Saturday, March 15, 2008

Race and the Race for the White House

Geraldine Ferraro touched off a firestorm this week by stating that "If Obama was a white man, he would not be in this position....And if he was a woman, he would not be in this position." She also stated that he's very lucky to be who he is. The first thing that strikes me as ironic in these statements is that she's offering them while campaigning for Hillary Clinton. Imagine for a second how people would respond to a man running for president on the strength of his spouse's accomplishments. He would be laughed off the stage. The same is probably true of any person who had a similar history to Senator Clinton but who was not Hillary Clinton.
Much of the controversy over Ferraro's remarks in my opinion is not over what she said was true, but the reason she felt the need to say them in the first place.

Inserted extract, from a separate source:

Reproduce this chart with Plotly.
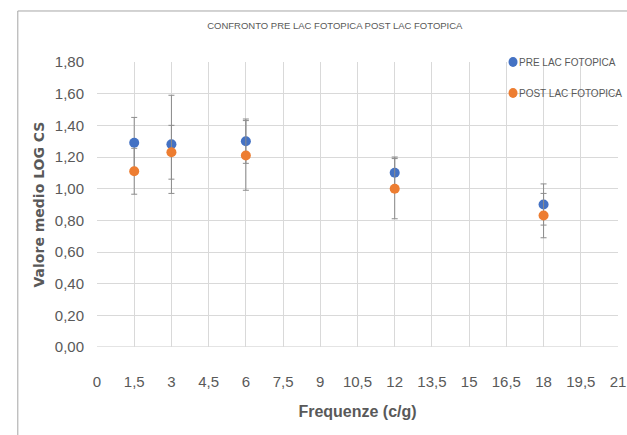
import plotly.graph_objects as go

# Spatial frequencies (cycles/degree)
frequenze = [1.5, 3, 6, 12, 18]

# Mean log contrast sensitivity and standard deviations
pre_media = [1.29, 1.28, 1.30, 1.10, 0.90]
pre_sd = [0.16, 0.31, 0.14, 0.10, 0.13]
post_media = [1.11, 1.23, 1.21, 1.00, 0.83]
post_sd = [0.145, 0.17, 0.22, 0.19, 0.14]

serie = ["PRE LAC FOTOPICA", "POST LAC FOTOPICA"]
colori = ["#4472C4", "#ED7D31"]

x_ticks = [0, 1.5, 3, 4.5, 6, 7.5, 9, 10.5, 12, 13.5, 15, 16.5, 18, 19.5, 21]
y_ticks = [0, 0.2, 0.4, 0.6, 0.8, 1.0, 1.2, 1.4, 1.6, 1.8]

def virgola(v, dec):
    return f"{v:.{dec}f}".replace(".", ",")

x_labels = [virgola(v, 1).rstrip("0").rstrip(",") for v in x_ticks]
y_labels = [virgola(v, 2) for v in y_ticks]

GRIGIO = "#595959"
SANS = "Liberation Sans, Arial, sans-serif"

fig = go.Figure()
for nome, colore, media, sd in zip(serie, colori, [pre_media, post_media], [pre_sd, post_sd]):
    fig.add_trace(go.Scatter(
        x=frequenze, y=media, mode="markers", name=nome, showlegend=False,
        marker=dict(color=colore, size=10),
        error_y=dict(type="data", array=sd, visible=True,
                     color="#8C8C8C", thickness=1, width=3),
    ))

# Compact legend in the top-right corner: dot + label per series
shapes = [
    # chart frame
    dict(type="rect", xref="paper", yref="paper",
         x0=-0.152, x1=1.2, y0=-0.5, y1=1.179,
         line=dict(color="#A6A6A6", width=1), layer="below"),
    # bottom edge of plot area
    dict(type="line", xref="paper", yref="y", x0=0, x1=1, y0=0, y1=0,
         line=dict(color="#C8C8C8", width=1), layer="below"),
]
annotations = []
legend_y = [1.0, 0.891]
for nome, colore, ly in zip(serie, colori, legend_y):
    shapes.append(dict(type="circle", xref="paper", yref="paper",
                       xsizemode="pixel", ysizemode="pixel",
                       xanchor=0.7985, yanchor=ly, x0=-4.5, x1=4.5, y0=-5, y1=5,
                       fillcolor=colore, line=dict(width=0)))
    annotations.append(dict(text=nome, xref="paper", yref="paper",
                            x=0.8065, y=ly, xanchor="left", yanchor="middle",
                            showarrow=False,
                            font=dict(family=SANS, size=10, color=GRIGIO)))

fig.update_layout(
    width=627, height=435,
    margin=dict(l=97, r=9, t=62, b=88, autoexpand=False),
    paper_bgcolor="white", plot_bgcolor="white",
    title=dict(text="CONFRONTO PRE LAC FOTOPICA POST LAC FOTOPICA",
               x=0.534, xanchor="center", y=0.94, yanchor="middle",
               font=dict(family=SANS, size=9.5, color=GRIGIO)),
    xaxis=dict(range=[0, 21], tickvals=x_ticks, ticktext=x_labels,
               showgrid=True, gridcolor="#D9D9D9", gridwidth=1,
               zeroline=False, showline=False, ticks="",
               tickfont=dict(family=SANS, size=15, color=GRIGIO),
               ticklabelstandoff=24, ticklabeloverflow="allow",
               title=dict(text="<b>Frequenze (c/g)</b>", standoff=16,
                          font=dict(family=SANS, size=16, color=GRIGIO))),
    yaxis=dict(range=[0, 1.8], tickvals=y_ticks, ticktext=y_labels,
               showgrid=True, gridcolor="#D9D9D9", gridwidth=1,
               zeroline=False, showline=False, ticks="",
               tickfont=dict(family=SANS, size=15, color=GRIGIO),
               ticklabelstandoff=12,
               title=dict(text="<b>Valore medio LOG CS</b>", standoff=6,
                          font=dict(family="DejaVu Sans", size=14, color=GRIGIO))),
    showlegend=False,
    shapes=shapes,
    annotations=annotations,
)

fig.write_html("out.html")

First, what she said is partly true. Let's pretend for a minute that instead of Barack Obama, you have Barry Dunham a white politician with similar credentials. He announces his run for the presidency in early 2007 after two years in the senate. His claims to fame are a great speech 3 years prior and a vision of helping the nation move beyond the divisions of the past. He's a great speaker who talks of "hope" and "bringing people together". Would he have generated the same kind of buzz at the outset of the campaign? Would young voters be energized and inspired by him? Maybe, but I doubt it. He wouldn't have had the same credibility when talking about moving beyond the things that divide us. So in this aspect his race did work to his benefit. I maintain that much of his original appeal sprung from the fact that white people do not find him threatening the way they did with Jackson or Sharpton. So from that standpoint Ferraro's comments were accurate.
However, that is not the reason Obama is beating Hillary. His race got people to pay attention at first due to the novelty factor, but it is his skills as a candidate (the ability to deliver speeches that connect with and move people in particular) that have put him in the front runner position. From the very beginning he has made sure not to allow himself to be pigeonholed as "the black candidate" which had it happened (as it may now be due to the Jeremiah Wright/Louis Farrakhan stuff) would have been the undoing of his campaign. The failure to come to terms with the strengths of Senator Obama as a candidate last December/early January are what doomed her campaign (and it is doomed, at this point I think she's trying to get McCain elected so she can run again in 4 years instead of 8). The correct approach for Hillary to take would have been to fire all of the over-priced cronies running her campaign in the wake of Iowa and to change her message from the fraudulent claims of "35 years of experience" it is based on to a more future-based message. This would have been the honorable way to go. Instead she has done what she does best: divide and (not quite) conquer. She has gone out of her way to fracture the Democratic Party. The strategy has been to play groups against each other: young vs. old, rich vs. poor, black vs. female, black vs. Latino, black vs. Jewish etc. The ugliest aspect of this has been the way her surrogates have played the race card from the bottom of the deck (not the least of which being her husband), so in this context Ferarro's comments make perfect sense. Try to make it a question of who have been victimized worse in our society, white women or black men.(by the way, by almost any standard you can use to determine quality of life in our society, white women have it way better than black men on the whole. It's not even close) The mistake Ferraro made was being too obvious about it. So for all Senator Clinton's talk about Republican dirty tricks, she's done a good deal of their work for them. I'll close by saying this: if I had to pick one standard-bearer for my race/gender, I'd take someone like Barack Obama over someone like Hillary Clinton any day of the week.

2 comments:

Bob W said...

I could not agree more.However this stink with Obama's pastor I think is gonna bite him in the butt. Its a great example of the media showing bias I dont think Obama is a racist but you and I know that if it were anyother candidate this story would be talked about constantly but because there for Obama they almost ignore it. Great post!

Friar Tuck said...

I think the Obama campaign right now is letting the Clinton campaign set the tempo of the campaign right now. That could be disasterous for him. Instead of getting to the content of the candidates messages, they are talking about Florida, Michigan, and what surrogates say about race. Hopefully today's speech will change that.

This setting the tempo thing is also true of the media touting the importance of Pennsylvania as the BIG state that will decide everything. Obama should reject that thinking outright, but he has not had time.